What is an Appraisal?
An appraisal of real estate is the valuation of the rights of ownership. The appraiser must define the rights to be appraised. The appraiser does not create value, the appraiser interprets the market to arrive at a value estimate. As the appraiser compiles data pertinent to a report, consideration must be given to the site and amenities as well as the physical condition of the property. Considerable research and collection of data must be completed prior to the appraiser arriving at a final opinion of value.
Using three common approaches, which are all derived from the market, derives the opinion, or estimate of value. The first approach to value is the COST APPROACH. This method derives what it would cost to replace the existing improvements as of the date of the appraisal, less any physical deterioration, functional obsolescence and economic obsolescence. The second method is the COMPARISON APPROACH, which uses other “bench mark” properties (comps) of similar size,quality and location that have recently sold to determine value. The INCOME APPROACH is use in the appraisal of rental properties and has little use in the valuation of single family dwellings. This approach provides an objective estimate of what a prudent investor would pay based on the net income the property produces.

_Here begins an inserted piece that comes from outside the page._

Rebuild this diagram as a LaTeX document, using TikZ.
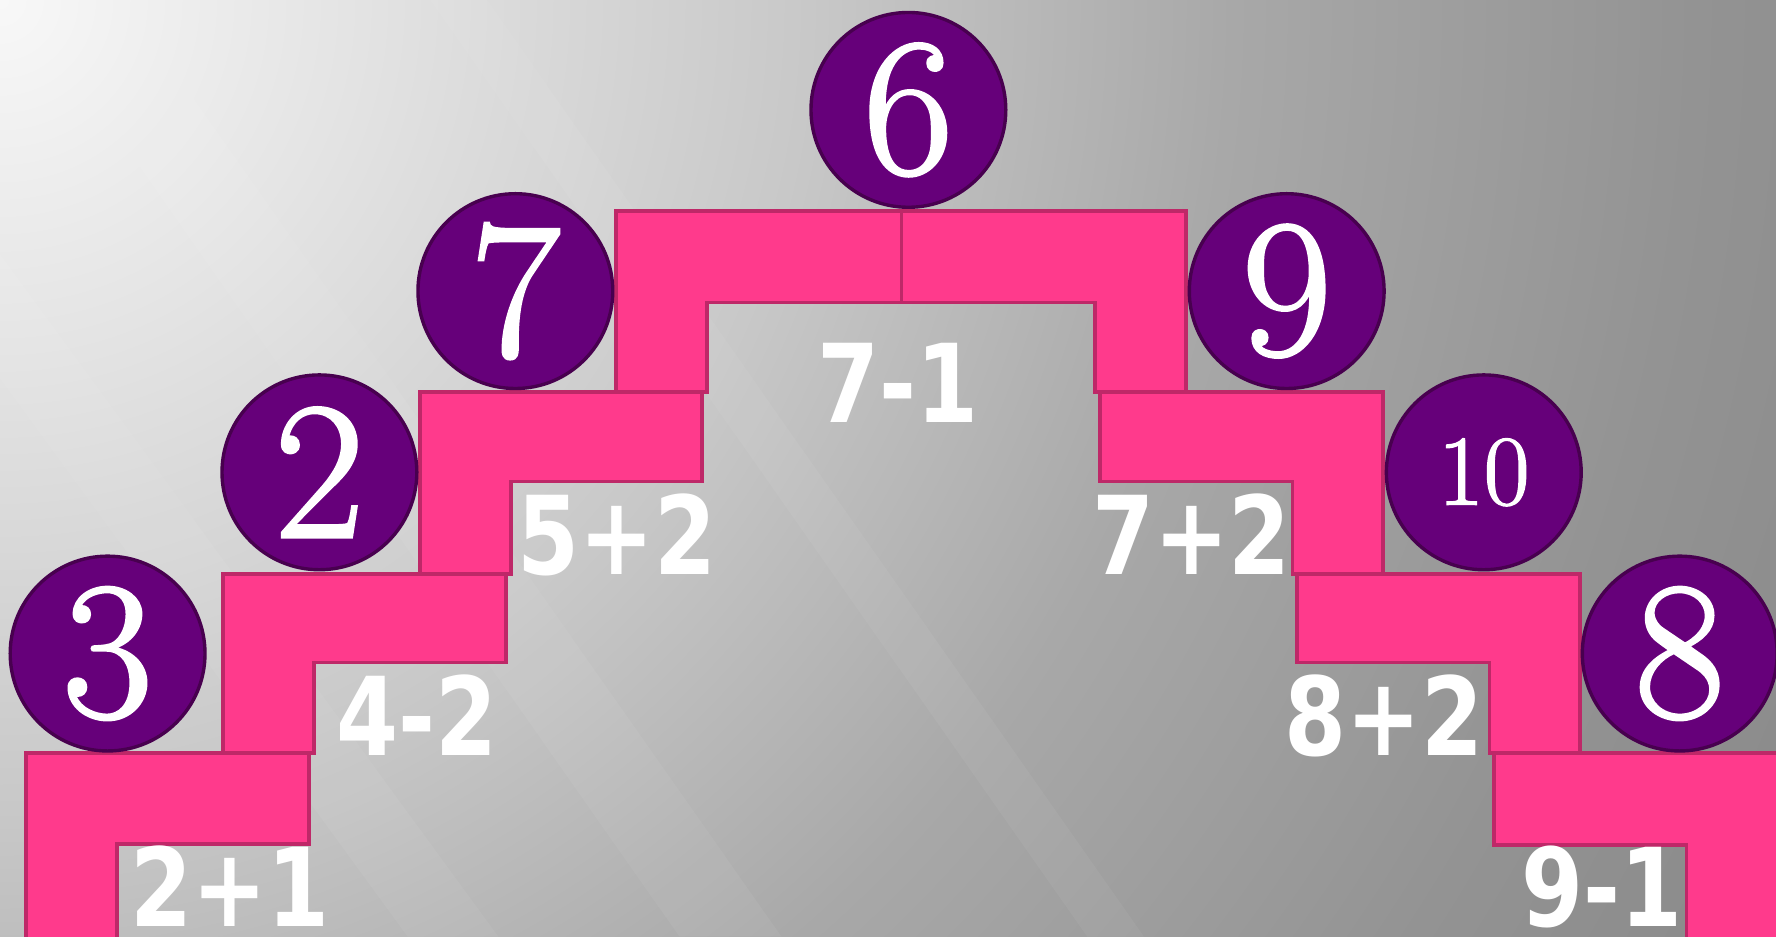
\documentclass[tikz,border=0pt]{standalone}
\usepackage{fontspec}
\usepackage{graphicx}
\newfontfamily\labfont{DejaVu Sans}
\newfontfamily\discfont{Latin Modern Roman}[FakeBold=1.6]
\definecolor{bg0}{HTML}{F8F8F8}
\definecolor{bg1}{HTML}{E4E4E4}
\definecolor{bg2}{HTML}{C8C8C8}
\definecolor{bg3}{HTML}{A8A8A8}
\definecolor{bg4}{HTML}{939393}
\definecolor{bg5}{HTML}{8C8C8C}
\definecolor{pinkfill}{HTML}{FF3A8C}
\definecolor{pinkline}{HTML}{BE2868}
\definecolor{discfill}{HTML}{66007A}
\definecolor{discline}{HTML}{48004F}
\pgfdeclareradialshading{bgshade}{\pgfpointorigin}{color(0bp)=(bg0); color(4.5bp)=(bg1); color(10.5bp)=(bg2); color(16bp)=(bg3); color(22bp)=(bg4); color(25bp)=(bg5); color(50bp)=(bg5)}
\begin{document}
\begin{tikzpicture}[x=1pt,y=-1pt,
  lshape/.style={fill=pinkfill, draw=pinkline, line width=3.3pt, line join=miter},
  disc/.style={circle, fill=discfill, draw=discline, line width=3pt, minimum size=172pt, inner sep=0pt, text=white, font=\discfont\fontsize{173}{173}\selectfont},
  smalldisc/.style={disc, font=\discfont\fontsize{88}{88}\selectfont},
  lab/.style={text=white, inner sep=0pt, anchor=base, font=\labfont\bfseries\fontsize{96}{96}\selectfont},
  streak/.style={fill=white, opacity=0.05}]
\useasboundingbox (0,0) rectangle (1568,827);
\begin{scope}
\clip (0,0) rectangle (1568,827);
\fill[bg5] (0,0) rectangle (1568,827);
\path[shading=bgshade] (0,0) circle (1700);
\fill[streak] (20,0) -- (110,0) -- (690,827) -- (600,827) -- cycle;
\fill[streak] (380,0) -- (430,0) -- (1010,827) -- (960,827) -- cycle;
\fill[streak] (-200,60) -- (-120,60) -- (440,827) -- (360,827) -- cycle;
\end{scope}
% left steps
\draw[lshape] (23,665) -- (273,665) -- (273,745) -- (103,745) -- (103,829) -- (23,829) -- cycle;
\draw[lshape] (197,507) -- (447,507) -- (447,585) -- (277,585) -- (277,665) -- (197,665) -- cycle;
\draw[lshape] (371,346) -- (620,346) -- (620,425) -- (451,425) -- (451,507) -- (371,507) -- cycle;
\draw[lshape] (544,186) -- (796,186) -- (796,267) -- (624,267) -- (624,346) -- (544,346) -- cycle;
% right steps
\draw[lshape] (796,186) -- (1047,186) -- (1047,346) -- (967,346) -- (967,267) -- (796,267) -- cycle;
\draw[lshape] (971,346) -- (1221,346) -- (1221,507) -- (1141,507) -- (1141,425) -- (971,425) -- cycle;
\draw[lshape] (1145,507) -- (1395,507) -- (1395,665) -- (1315,665) -- (1315,585) -- (1145,585) -- cycle;
\draw[lshape] (1319,665) -- (1572,665) -- (1572,829) -- (1489,829) -- (1489,746) -- (1319,746) -- cycle;
% discs
\node[disc] (n3) at (95,577) {3};
\node[disc] (n2) at (282,417) {2};
\node[disc] (n7) at (455,257) {7};
\node[disc] (n6) at (802,97) {6};
\node[disc] (n9) at (1136,257) {9};
\node[smalldisc] (n10) at (1310,417) {10};
\node[disc] (n8) at (1483,577) {8};
% labels
\node[lab] (l21) at (203,818) {\scalebox{0.82}[1]{2+1}};
\node[lab] (l42) at (368,667) {\scalebox{0.82}[1]{4-2}};
\node[lab] (l52) at (545,507) {\scalebox{0.82}[1]{5+2}};
\node[lab] (l71) at (793,373) {\scalebox{0.82}[1]{7-1}};
\node[lab] (l72) at (1052,507) {\scalebox{0.82}[1]{7+2}};
\node[lab] (l82) at (1222,667) {\scalebox{0.82}[1]{8+2}};
\node[lab] (l91) at (1414,818) {\scalebox{0.82}[1]{9-1}};
\end{tikzpicture}
\end{document}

The appraiser will need to know what the purpose of the appraisal is, when the appraisal needs to be completed and if the property is listed for sale. If the property is listed the appraiser will need to know for how much and with whom. The appraiser will also need to know if there is an existing mortgage and what personal property, such as appliances is included. The appraiser requires any pertinent papers pertaining to the property such as, deeds, surveys, purchase agreements, copies of utility and tax bills and, if income property, income and expenses for the past two years and a copy of the leases.